• Gutted Ezra Street agiary was our personal hotline to Ahura Mazda
    Times of India | 17 November 2025
  • My growing-up years were inextricably linked to the Banaji agiary — physically, too, because our rambling 120-year-old house shared a wall with it. My mornings were infused with the fragrance of sandalwood mingling with the mundane aromas from our kitchen.

    The house was part of the same Trust which included an identical but longer, verandah-bordered home of the last, sad remnants of its once-grand founding family, the Maneckjee Rustomjee Banajis.

    The agiary was our personal hotline to ‘Dadaji', Ahura Mazda. Our fingers instinctively flew to our hearts on our way to and from home. As toddlers, we'd be taken every evening to its serene compound with ornamental cape-jasmine trees, ritual pomegranate bush, holy well.

    During exams, it was a daily stop. The atmosphere within assured me divine intervention. The white-robed priest ceremoniously fed sticks of sandalwood to the sacred fire in its 5-ft high gleaming German-silver urn; the orange arabesques leapt and threw shadows on the smoke-darkened walls hung with oil portraits of sombre Banaji sethias.

    The agiary's proudly soaring flames sinking to cold ash became a harsher metaphor of the fate that befell that once-storied family which dined with the governor-general, partly owned the Kidderpore docks and most of its ships.

    Towards the end of the 60s, with a year's salary due, the sole remaining priest had abandoned his post. My father, who'd been initiated into the higher liturgy like all boys from priestly families, stepped in to keep the sacred fire going, but it could only be temporary. The unpaid durwans began parceling out the vast compound in this bustling electrical goods hub. In later years, my hands would instinctively fly to my heart as I passed, and I'd stop myself, realizing that I was making my reverential gesture to the barbarian kachori wala at the gate.

    The community couldn't intervene because it was a private trust, and had fallen into the hands of the court receiver.

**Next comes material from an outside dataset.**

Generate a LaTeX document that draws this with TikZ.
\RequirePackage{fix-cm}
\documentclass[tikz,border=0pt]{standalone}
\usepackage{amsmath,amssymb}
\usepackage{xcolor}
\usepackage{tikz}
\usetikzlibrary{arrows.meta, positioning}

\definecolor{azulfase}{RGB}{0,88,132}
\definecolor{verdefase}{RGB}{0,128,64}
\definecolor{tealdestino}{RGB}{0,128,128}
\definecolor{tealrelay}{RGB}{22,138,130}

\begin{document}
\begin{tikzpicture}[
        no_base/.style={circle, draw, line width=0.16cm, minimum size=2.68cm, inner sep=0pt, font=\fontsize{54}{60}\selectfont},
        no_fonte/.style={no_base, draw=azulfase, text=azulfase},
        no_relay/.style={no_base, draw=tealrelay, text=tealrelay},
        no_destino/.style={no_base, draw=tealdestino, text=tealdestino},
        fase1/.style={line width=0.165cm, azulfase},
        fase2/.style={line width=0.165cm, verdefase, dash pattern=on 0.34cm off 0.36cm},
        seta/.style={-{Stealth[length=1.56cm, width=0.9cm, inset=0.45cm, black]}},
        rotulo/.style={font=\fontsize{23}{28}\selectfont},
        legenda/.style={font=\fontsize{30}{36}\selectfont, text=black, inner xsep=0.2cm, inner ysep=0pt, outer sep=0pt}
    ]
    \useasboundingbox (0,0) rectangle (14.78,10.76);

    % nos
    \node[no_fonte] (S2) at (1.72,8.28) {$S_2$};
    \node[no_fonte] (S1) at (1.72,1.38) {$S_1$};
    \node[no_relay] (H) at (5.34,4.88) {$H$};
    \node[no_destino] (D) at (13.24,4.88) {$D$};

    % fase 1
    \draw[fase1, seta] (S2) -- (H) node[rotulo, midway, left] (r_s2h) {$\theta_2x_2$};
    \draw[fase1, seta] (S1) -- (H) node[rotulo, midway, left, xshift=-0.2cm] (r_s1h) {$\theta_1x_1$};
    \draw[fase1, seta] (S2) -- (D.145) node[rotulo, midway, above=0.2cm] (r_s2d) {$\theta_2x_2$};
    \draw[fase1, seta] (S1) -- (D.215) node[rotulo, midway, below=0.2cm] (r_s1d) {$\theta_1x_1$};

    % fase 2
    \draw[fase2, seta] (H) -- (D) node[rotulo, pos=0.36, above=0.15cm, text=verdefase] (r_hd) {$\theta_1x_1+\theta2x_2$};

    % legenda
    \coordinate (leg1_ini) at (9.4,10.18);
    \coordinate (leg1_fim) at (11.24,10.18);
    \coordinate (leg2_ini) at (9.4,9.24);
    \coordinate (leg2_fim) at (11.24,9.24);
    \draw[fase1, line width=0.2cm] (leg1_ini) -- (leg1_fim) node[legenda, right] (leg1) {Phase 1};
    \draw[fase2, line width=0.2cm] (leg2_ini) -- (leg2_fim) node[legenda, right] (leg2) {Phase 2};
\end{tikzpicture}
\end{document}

    Through the decades of encroachment, the agiary's marble building stood resolute, even if the no-longer-pristine marble stairs leading to the locked, sanctified hall was patina-ed with pigeon droppings.

    Some years ago, I'd taken a visiting English friend on a tour of my old multi-faith locality. St Andrew's kirk, the more-ornate Portuguese and Armenian churches, the two synagogues all stood proudly ‘in service'. But even the once-open-armed compound entrance of my own fire temple had been overwhelmed by illegal stalls. And now the sacred sentinel of my childhood has totally disappeared. Consumed, ironically, by profane fire.